Even in summer, storms can make an ascent of Devils Thumb impossible. The pair lucked out, with a tight window of good weather within days of Knight’s return. They took a helicopter to base camp where they spent the night. At about 7:00 a.m. they roped up and began their climb of the Direct East Ridge.
Knight said he often tried to block out the view on the way up. “It’s scary,” he laughed. “So by focusing more just on the moves themselves, you can avoid being negatively affected by that fear.”
They reached the top around dinnertime. “I totally felt satisfaction,” Knight said. “But also I know that getting to the top is only halfway, because you gotta get back down and you never want to feel so satisfied that you lose that sense of focus.”
Knight said the summit is a boulder about the size of a van. “The actual top of it is just big enough for one person to sit astride with 6000 feet of exposure down on either side below your feet,” he said.
They spent about two minutes taking in the view and snapping photos. “And then my partner went up and slapped it and said ‘okay, let’s get the heck down.’” It was two in the morning before they were back at base camp.
Knight said their slow speed could have been due to his training, or lack thereof. He had a very specific training regime in the months leading up to the climb. He explained, “Bristol Bay – sockeye salmon fishing. Lots and lots of crawling in and out of the engine room.”
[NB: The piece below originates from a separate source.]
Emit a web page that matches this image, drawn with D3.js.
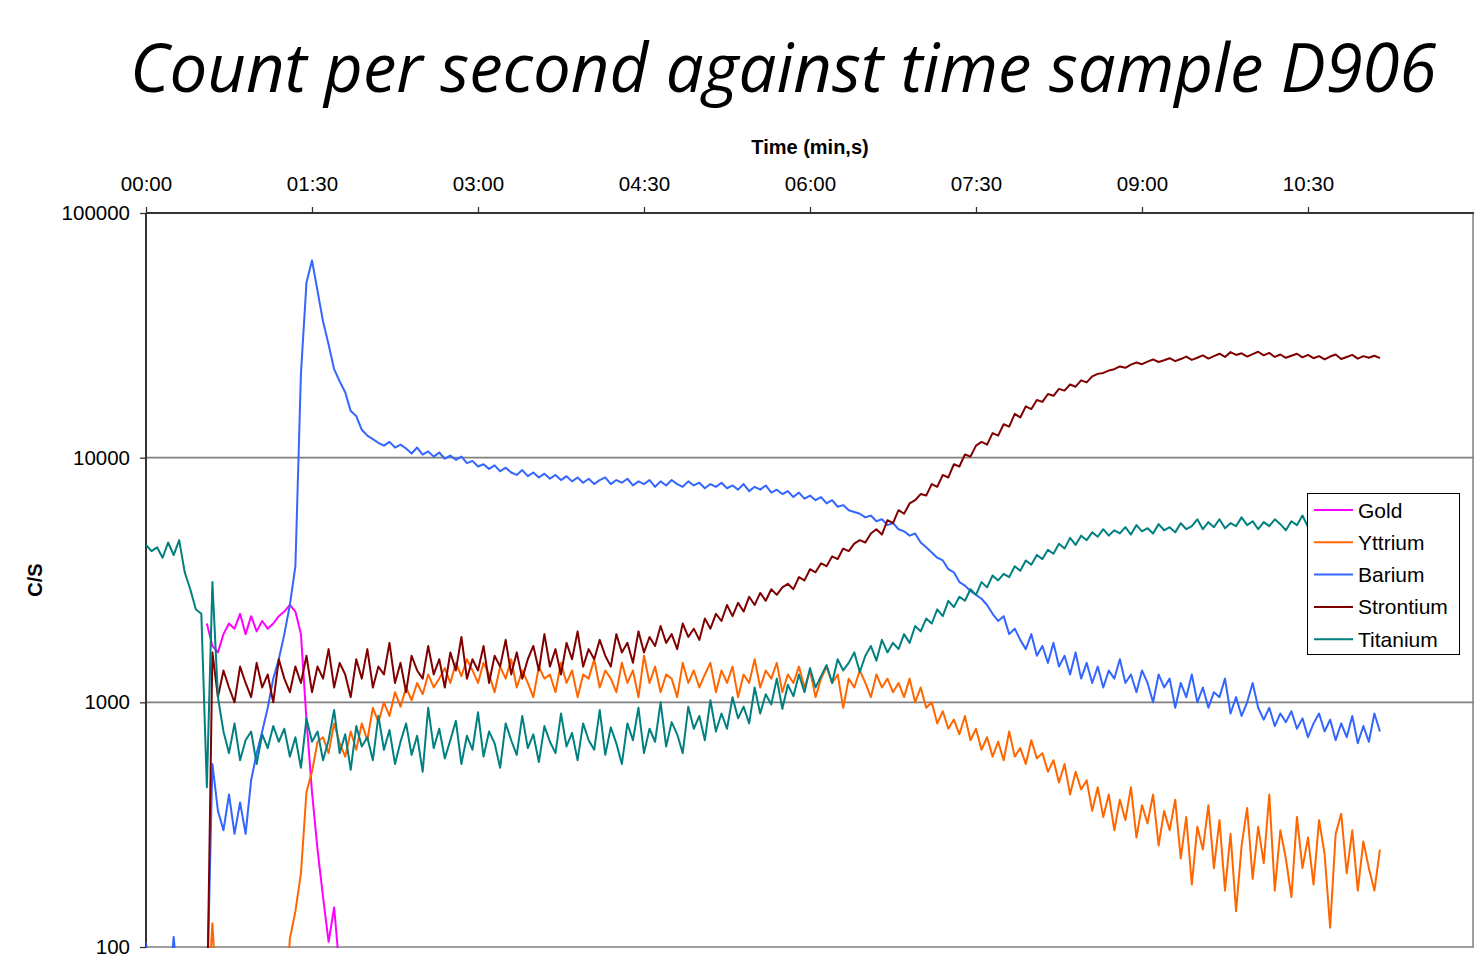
<!DOCTYPE html>
<html><head><meta charset="utf-8">
<script src="https://cdn.jsdelivr.net/npm/d3@7"></script>
<style>
body{margin:0;background:#fff}
svg{display:block}
text{font-family:"Liberation Sans",Arial,sans-serif;fill:#000}
</style>
</head><body>
<svg id="chart" width="1475" height="964"></svg>
<script>
// ---- data (counts per second, one reading every 3 s) ----
const sampleStep = 3;          // seconds between readings
const lateStart = 33;          // s, first reading for Gold / Yttrium / Strontium

const titanium = [4400,4150,4300,3900,4500,4000,4600,3400,2900,2400,2300,450,3100,1050,760,620,820,580,700,760,560,740,650,800,690,
780,600,720,540,860,690,760,580,700,930,620,740,530,800,660,720,580,880,640,770,560,690,820,610,730,520,950,650,780,590,
700,840,560,730,640,910,600,760,680,540,820,700,610,880,650,740,570,800,690,620,900,660,750,580,820,700,640,930,610,790,680,
560,820,700,950,620,780,690,1000,660,830,740,620,960,780,880,700,1020,760,900,
780,1050,860,960,820,1150,900,1080,980,1250,940,1180,1060,1300,1100,1380,1150,1280,
1420,1200,1500,1350,1450,1600,1330,1550,1700,1480,1800,1600,1750,1650,
1900,1750,2050,1950,2200,2100,2400,2250,2600,2450,2700,
2600,2900,2750,3100,2950,3300,3150,
3350,3250,3600,3450,3800,3650,4000,3850,
4200,4050,4450,4250,4700,4400,4800,
4600,4950,4750,5100,4800,5050,4900,
5200,4850,5300,5000,5150,4900,5350,5050,5200,4950,5400,5100,5250,5600,
5100,5450,5200,5600,5150,5400,5250,5700,5300,5500,5100,5450,5250,5600,5350,5050,5500,5300,5800,5200,
5400,5250,5500,5300,5600,5350,5450,5200,5500,5300,5600,5400,5450];

const barium = [104,70,60,60,60,110,60,60,60,60,60,60,
560,360,300,420,290,390,290,480,620,760,950,1250,1500,1900,2500,3600,22000,52000,64000,
48000,36000,29000,23000,20500,18500,15500,14800,13000,12300,11900,11500,11200,11600,11000,11300,10900,10400,11000,10300,
10600,10100,10500,9900,10200,9800,10100,9500,9700,9200,9400,9000,9300,8800,9100,8700,8500,8900,8400,8700,
8300,8600,8200,8500,8100,8400,8000,8300,7900,8200,7800,8100,8300,7800,8100,7900,8200,7700,8000,7800,
8100,7600,8000,7700,8100,7800,7600,8000,7700,7900,7500,7800,7600,7900,7500,7700,7400,7800,7300,7600,
7400,7700,7200,7400,7100,7300,6900,7200,6800,7000,6700,6900,6500,6700,6300,6400,6100,6000,5900,5700,
5800,5500,5600,5300,5400,5100,5000,4800,4900,4500,4300,4100,3900,3800,3500,3400,3100,3000,2850,2750,
2650,2500,2300,2150,2250,1900,2000,1800,1650,1900,1550,1700,1450,1750,1400,1550,1300,1600,1250,1450,
1200,1400,1150,1350,1250,1500,1200,1300,1100,1350,1200,1000,1300,1150,1250,950,1200,1050,1300,1000,
1150,950,1100,1050,1250,900,1050,880,1000,1200,950,850,950,800,900,830,920,780,860,720,
820,900,760,850,700,820,720,880,680,800,690,900,760];

const strontium = [50,
1600,1050,1350,1150,1000,1400,1200,1050,1450,1150,1300,1000,1500,1250,1100,1400,1200,1550,1100,
1400,1250,1650,1150,1450,1300,1050,1500,1250,1650,1150,1400,1300,1750,1200,1450,1100,1550,1350,1250,
1700,1300,1500,1150,1600,1350,1850,1250,1500,1350,1700,1200,1550,1400,1800,1300,1600,1250,1500,1700,
1350,1900,1400,1650,1300,1750,1500,1950,1400,1650,1500,1800,1550,1400,1900,1600,1750,1450,1950,1600,
1850,1700,2050,1750,1900,1650,2100,1850,2000,1800,2200,2000,2300,2150,2500,2250,2550,2350,2700,2500,
2800,2600,2900,2750,2950,3050,2900,3250,3150,3500,3400,3700,3600,3950,3850,4250,4150,4450,4600,4500,
4900,5100,4850,5550,5400,6100,5900,6500,6700,7100,7000,7800,7600,8500,8300,9400,9200,10300,10100,11200,
11600,11300,12600,12300,13700,13400,15100,14600,16200,15800,17200,16900,18200,17900,19100,18800,19900,19500,20700,20300,
21500,22000,22200,22700,23000,23600,23300,24000,24500,24100,24700,25200,24600,25000,25500,24800,25300,25900,25100,25600,
26200,25400,26000,26600,25800,27000,26300,26700,25900,26500,27100,26200,26800,25800,26400,25600,26100,26600,25700,26300,
25500,26000,25200,25900,26400,25300,25800,26300,25400,26000,25600,26100,25500];

const yttrium = [50,125,50,50,50,50,50,50,50,50,50,50,50,50,50,108,140,200,430,520,
690,720,620,820,680,600,760,640,820,700,950,830,1000,880,1100,960,1150,1020,1200,1080,
1300,1150,1250,1380,1200,1450,1280,1500,1350,1200,1450,1300,1100,1400,1250,1500,1150,1350,1200,1050,
1400,1250,1300,1100,1450,1200,1350,1050,1300,1250,1500,1150,1350,1250,1100,1450,1200,1350,1050,1550,
1200,1400,1100,1300,1250,1050,1450,1200,1350,1150,1300,1450,1100,1350,1200,1400,1050,1300,1200,1500,
1150,1350,1250,1450,1100,1300,1200,1400,1150,1350,1050,1250,1400,1200,1300,950,1250,1150,1350,1200,
1050,1300,1150,1250,1100,1200,1050,1250,1000,1150,950,1000,820,920,780,850,740,880,700,780,
640,720,600,690,580,760,600,650,560,700,590,620,520,580,470,560,420,520,440,480,
360,450,340,420,300,400,330,450,280,380,320,420,260,360,300,400,230,340,180,310,
250,380,210,330,170,290,140,260,370,190,310,220,420,170,300,230,160,340,210,280,
180,330,240,120,290,350,200,300,170,270,210,170,250];

const gold = [2100,1700,1600,1900,2100,2000,2300,1900,2250,1950,2150,2000,2100,2250,2350,2500,2350,1900,850,430,250,160,105,145,80];

const seriesNames  = ["Gold","Yttrium","Barium","Strontium","Titanium"];
const seriesValues = [gold, yttrium, barium, strontium, titanium];
const seriesStarts = [lateStart, lateStart, 0, lateStart, 0];
const seriesColors = ["#FF00FF","#FF6600","#3366FF","#800000","#008080"];

const xTickValues = [0,90,180,270,360,450,540,630];
const xTickLabels = ["00:00","01:30","03:00","04:30","06:00","07:30","09:00","10:30"];
const yTickValues = [100,1000,10000,100000];

// ---- layout ----
const svg = d3.select("#chart");
const L = 146, R = 1474, T = 213, B = 947;
const x = d3.scaleLinear().domain([0,720]).range([L,R]);
const y = d3.scaleLog().domain([100,100000]).range([B,T]);

// title
const title = svg.append("text")
  .attr("x", 130).attr("y", 92)
  .style("font-family", '"Open Sans","Noto Sans",sans-serif')
  .style("font-style","italic")
  .style("font-size","64px")
  .text("Count per second against time sample D906");
const tw = title.node().getComputedTextLength();
title.style("font-size", (64*1307/tw).toFixed(2)+"px");

// gridlines
svg.append("g").selectAll("line").data([1000,10000,100]).join("line")
  .attr("x1",L).attr("x2",R).attr("y1",d=>y(d)).attr("y2",d=>y(d))
  .attr("stroke","#808080").attr("stroke-width",1.6);
svg.append("line").attr("x1",R-1).attr("x2",R-1).attr("y1",T).attr("y2",B)
  .attr("stroke","#808080").attr("stroke-width",1.5);

// axes
const xAxis = d3.axisTop(x).tickValues(xTickValues)
  .tickFormat((d,i)=>xTickLabels[i]).tickSize(6).tickPadding(16);
const gx = svg.append("g").attr("transform",`translate(0,${T})`).call(xAxis);
const yAxis = d3.axisLeft(y).tickValues(yTickValues)
  .tickFormat(d3.format("d")).tickSize(6).tickPadding(10);
const gy = svg.append("g").attr("transform",`translate(${L},0)`).call(yAxis);
[gx,gy].forEach(g=>{
  g.select(".domain").attr("stroke","#333").attr("stroke-width",2);
  g.selectAll(".tick line").attr("stroke","#333").attr("stroke-width",1.3);
  g.selectAll(".tick text").style("font-family",'"Liberation Sans",Arial,sans-serif')
    .style("font-size","20.5px").attr("fill","#000");
});
gx.select(".domain").attr("d",`M${L},0H${R}`);
gy.select(".domain").attr("d",`M0,${T}V${B}`);

svg.append("text").attr("x",810).attr("y",154).attr("text-anchor","middle")
  .style("font-weight","bold").style("font-size","20px").text("Time (min,s)");
svg.append("text").attr("transform","translate(42,580) rotate(-90)")
  .attr("text-anchor","middle").style("font-weight","bold").style("font-size","20px").text("C/S");

// series
svg.append("clipPath").attr("id","plotclip").append("rect")
  .attr("x",L).attr("y",T).attr("width",R-L).attr("height",B-T+1);
const line = d3.line().x(d=>x(d.t)).y(d=>y(d.v));
const plot = svg.append("g").attr("clip-path","url(#plotclip)");
seriesNames.forEach((name,k)=>{
  const pts = seriesValues[k].map((v,i)=>({t: seriesStarts[k] + i*sampleStep, v}));
  plot.append("path").datum(pts).attr("d",line)
    .attr("fill","none").attr("stroke",seriesColors[k])
    .attr("stroke-width",2).attr("stroke-linejoin","round");
});

// legend
const lg = svg.append("g");
lg.append("rect").attr("x",1307.5).attr("y",493.5).attr("width",152).attr("height",161)
  .attr("fill","#fff").attr("stroke","#000").attr("stroke-width",1);
seriesNames.forEach((name,k)=>{
  const cy = 510 + k*32.3;
  lg.append("line").attr("x1",1314).attr("x2",1353).attr("y1",cy).attr("y2",cy)
    .attr("stroke",seriesColors[k]).attr("stroke-width",2);
  lg.append("text").attr("x",1358).attr("y",cy).attr("dy","0.36em")
    .style("font-size","21px").text(name);
});
</script>
</body></html>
But it took longer than expected for another reason. There’s a lot of newly exposed rock at the very beginning of the climb where in the past there had been snowfields. That rock hasn’t had time to settle, which means it’s loose, and dangerous. Knight said the descent in the dark was a risk that he was comfortable taking once. “Yeah, I did it once. I don’t really want to do it again,” he said. “Which like for a fisherman, you might think about, you know, that big storm that you ran through, that you didn’t really want to, but you got stuck in. It happens, but you don’t try to make a habit of it.”
Knight said that he’s always thinking about the conditions of the route when he’s climbing. He’s constantly calculating risk. But that risk doesn’t take away from his enjoyment. “In a way that’s part of the appeal,” he said.
But trying the Thumb again? Knight said he gives it “a solid maybe.”
That’s because “a big part of wanting to do it is looking at it for all these years, now I can look up there and know that I have been up there.”
Veteran climber Dieter Klose is thrilled that Knight summited the mountain.
“He’s the first person that grew up in Petersburg and climbed Devils Thumb. Born and raised,” he said. “And I lived here so many years, I was the only climber. I had to go climbing alone, unless I brought somebody up. And so for Kyle to do it…in my mind, that’s the beginning of a legend in Petersburg.”
One thing is for sure. It’s not the last mountain Knight will climb. He plans to keep fishing every summer, and climbing the rest of the year.